I see no patent or latent ambiguity in the word “child”; it is not a term of art and contains no inherent uncertainty. This Court’s most cited dictionary defines “child” as “an - unborn or recently born person.” Merriam-Webster’s Collegiate Dictionary 214 (11th ed. 2003). The venerable Oxford English Dictionary defines “child” as an “unborn or newly born human being; foetus, infant.” Ill The Oxford English Dictionary 113 (2d ed. 1989). See also Webster’s Third New International Dictionary 388 (2002) (defining “child” as “an unborn or recently born human being”). The language of the Code section is clear; there is nothing to construe, no need to attempt to divine the “intent” of the legislature, and no need to search the Code for examples of its usage. Clearly, B.W. and Timmy were each a “child” under § 26-15-3.2 when they were exposed to, ingested, inhaled, or had contact with a controlled substance.

Some of the arguments made in these cases or concerns expressed by the Justices are premised on hypothetical situations,33 different from the facts before us, in which the Code section might be either unconstitutional as applied or seemingly unwise in its application. It goes without saying that we cannot strike down the application of the Code section in An-krom’s and Kimbrough’s cases merely because the Code section might be unconstitutionally applied in some other context.34 It is not the role of this Court to sit in judgment of the wisdom of the enactments of the Alabama Legislature, and “ ‘[i]t is well established that the legislature, and not this Court, has the exclusive domain to formulate public policy in Alabama.’ ” Suttles v. Roy, 75 So.3d 90, 104 (Ala.2010) (Shaw, J., concurring specially and quoting Boles v. Parris, 952 So.2d 364, 367 (Ala.2006)). See also Ala. Const.1901, Art. Ill, § 43.

I concur with the main opinion’s holding that the word “child” as used in § 26-15-3.2 includes an unborn child. As to the remainder of the opinion, I concur in the result.

. “Controlled substance” for purposes of § 26-15-3.2 is defined by Ala.Code 1975, § 26-15-2(2), which refers to Ala.Code 1975, § 20-2-2(4), which in turn refers to, among other Code sections, Ala.Code 1975, § 20-2-25, which defines cocaine as a Schedule XI controlled substance.

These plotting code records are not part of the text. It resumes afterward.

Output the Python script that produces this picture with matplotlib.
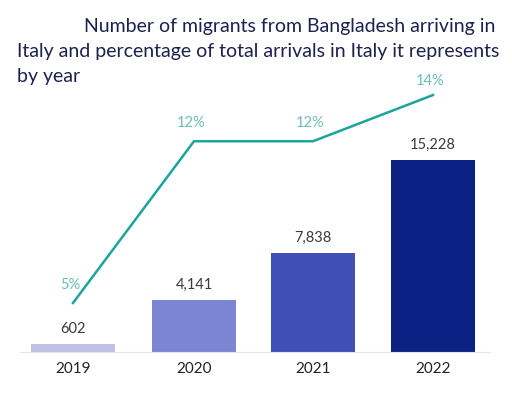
import matplotlib.pyplot as plt

years = ["2019", "2020", "2021", "2022"]
migrants = [602, 4141, 7838, 15228]
share = [5, 12, 12, 14]
bar_colors = ["#c0c1e4", "#7c85d4", "#3e4fb6", "#0b2184"]

plt.rcParams['font.family'] = ['Lato', 'DejaVu Sans']

fig = plt.figure(figsize=(5.12, 3.93), dpi=100)
W, H = 512, 393
# axes: left 20, right 490, bottom 352, top 80 (pixels)
ax = fig.add_axes([20 / W, (H - 352) / H, 470 / W, 272 / H])
x = [73, 194, 313, 433]
ax.set_xlim(20, 490)
ax.bar(x, migrants, width=84, color=bar_colors)
ax.set_ylim(0, 15228 * 272 / 192)
for xi, v in zip(x, migrants):
    ax.annotate(f"{v:,}", (xi, v), xytext=(0, 6), textcoords="offset points",
                ha="center", va="bottom", fontsize=10.5, color="#3a3a3a")

ax.set_xticks(x)
ax.set_xticklabels(years, fontsize=11, color="#222222")
ax.tick_params(axis="x", length=0, pad=7)
ax.set_yticks([])
for s in ["top", "right", "left"]:
    ax.spines[s].set_visible(False)
ax.spines["bottom"].set_color("#e6e6e6")

ax2 = ax.twinx()
ax2.plot(x, share, color="#1ea49a", lw=1.8)
ax2.set_ylim(2.88, 14.65)
for xi, p in zip(x, share):
    off = 5 if p == 14 else 8
    ax2.annotate(f"{p}%", (xi, p), xytext=(-2, off), textcoords="offset points",
                 ha="center", va="bottom", fontsize=10.5, color="#6dbdb6")
ax2.set_yticks([])
for s in ["top", "right", "left", "bottom"]:
    ax2.spines[s].set_visible(False)

tc = "#1c2150"
fig.text(495 / W, 1 - 32 / H, "Number of migrants from Bangladesh arriving in",
         ha="right", va="baseline", fontsize=14, color=tc)
fig.text(17 / W, 1 - 57 / H, "Italy and percentage of total arrivals in Italy it represents",
         ha="left", va="baseline", fontsize=14, color=tc)
fig.text(17 / W, 1 - 82 / H, "by year", ha="left", va="baseline", fontsize=14, color=tc)

fig.savefig("out.png", dpi=100)
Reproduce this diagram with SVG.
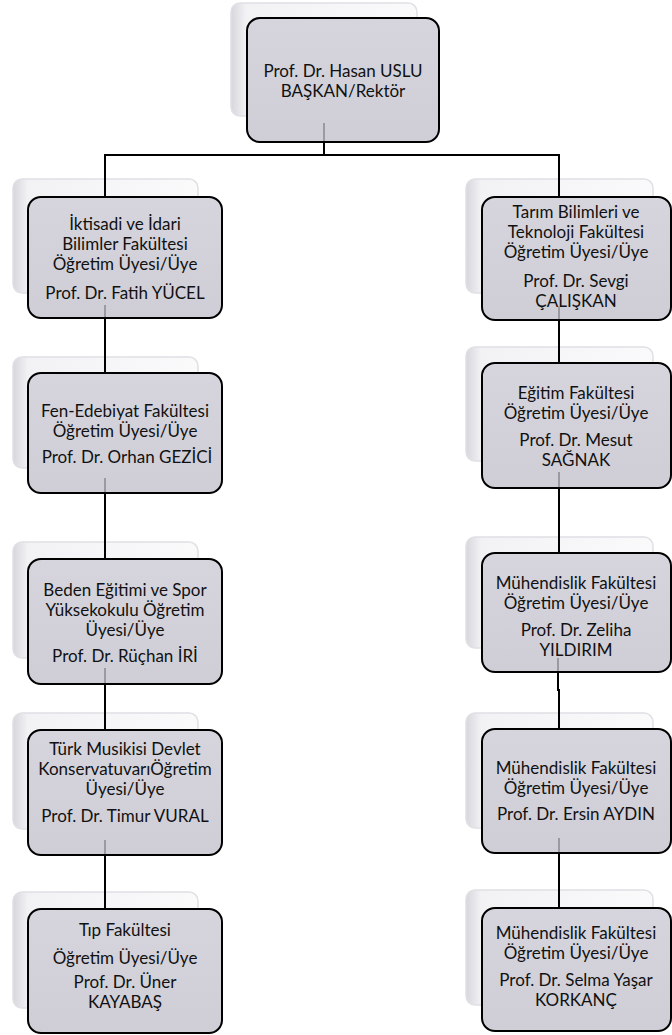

. Methamphetamine is a Schedule III controlled substance. See Ala.Code 1975, § 20-2-27.

. The Chief Justice's example in his dissent of a woman, not knowing she was pregnant, being prosecuted for drinking wine is inappo-site. Wine is not a controlled substance, chemical substance, or drug paraphernalia as those terms are defined in the Code, and the mens rea provisions of § 26-15-3.2 would arguably require that a defendant know that a child is present. Such mens rea requirement would also arguably not be satisfied in the situation where an expectant mother is administered a prescription drug under the direction of a physician; it is difficult to conclude that the requisite criminal intent exists where a woman- — in good faith — acts in accord with the superior medical knowledge of her treating physician. Thus, no exception for physician-prescribed controlled substances would appear to be necessary.

. This Court did not grant the petition for a writ of certiorari to review the constitutionality of § 26-15-3.2.